2.    Dalam hal tidak mungkin dicapai kesepakatan untuk tidak memasukkan klausul Faktur Pajak sebagai syarat dokumen lengkap dalam kontrak pekerjaan, maka sebaiknya diupayakan agar pengajuan tagihan termin dapat dilakukan paling lambat setiap akhir bulan dan dengan jangka waktu pembayaran maksimum 30 (tiga puluh ) hari.
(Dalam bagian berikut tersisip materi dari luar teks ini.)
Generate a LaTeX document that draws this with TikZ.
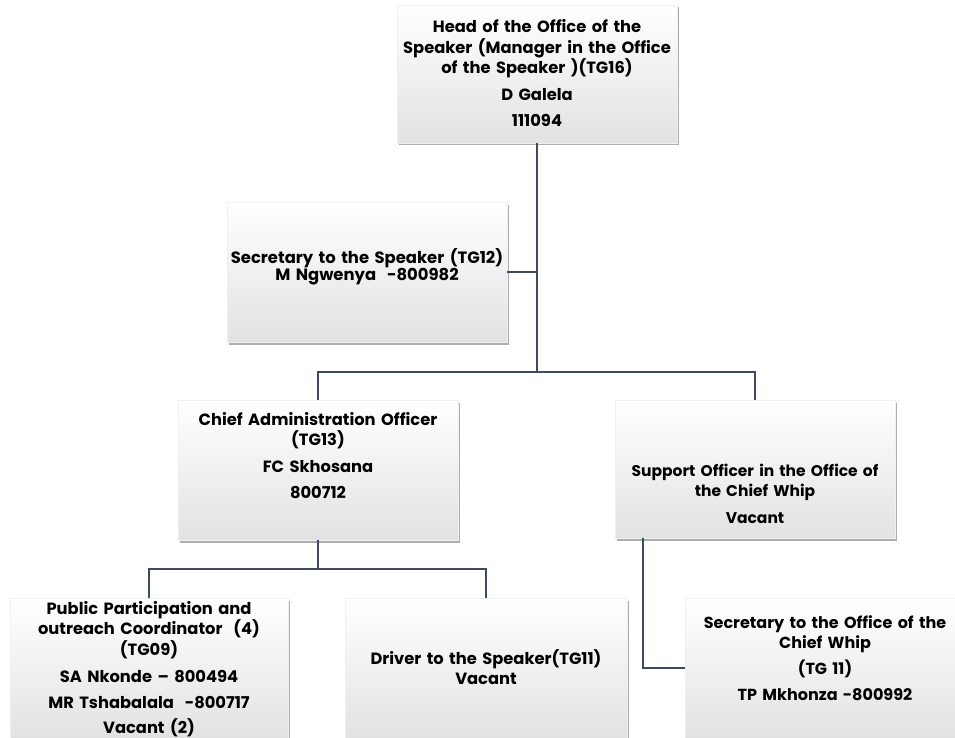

Dalam hal ini Berita Acara Kemajuan Pekerjaan juga sudah harus dibuat  dan ditandatangani oleh pihak pemberi kerja sebelum tanggal tersebut.

Cara ini juga dapat menghindari penalangan PPN karena meskipun Faktur Pajak  dibuat pada saat pengajuan tagihan, misalnya tanggal 28 Februari 2012, pihak kontraktor diharapkan telah menerima pembayaran termasuk PPN paling lambat pada 30 hari kemudian sesuai kesepakatan dalam kontrak yaitu tanggal 28 Maret 2012, sehingga dapat menggunakan penerimaan tagihan tersebut untuk menyetor PPN ke Kas Negara pada tanggal 31 Maret 2012, tentu saja setelah memperhitungkan dengan Pajak Masukan yang dapat dikreditkan terhadap Pajak Keluaran pada masa itu.

Untuk manjaga ketaatan pemberi kerja dalam melakukan pembayaran tagihan, perlu diatur juga dalam kontrak mengenai pengenaan denda sejumlah persentase tertentu atas keterlambatan pembayaran tagihan. Selanjutnya perlu diperhatikan bahwa dalam hal pekerjaan jasa konstruksi telah dinyatakan selesai  dan telah diserahterimakan kepada pihak pemberi kerja, maka PPN terhutang pada saat serah terima pekerjaan meskipun pembayaran atas sisa tagihan belum diterima oleh pihak kontraktor.

Dalam hal ini maka Faktur Pajak harus dibuat  pada saat terjadinya serah terima, kecuali pembayaran terjadi sebelum tanggal serah terima di mana Faktur Pajak Standar harus dibuat paling lambat pada saat penerimaan pembayaran.

Kesimpulan
Dengan memanfaatkan ketentuan perpajakan yang berlaku menyangkut saat pembuatan Faktur Pajak untuk usaha jasa konstruksi yaitu pada saat pembayaran termin dan pada saat serah terima dalam hal pekerjaan telah selesai serta menuangkannya dalam kontrak jasa konstruksi pada klausul penagihan dan pembayaran, maka penalangan (pre-financing) pembayaran PPN yang menguras cash-flow oleh pengusaha jasa konstruksi dapat dihindari.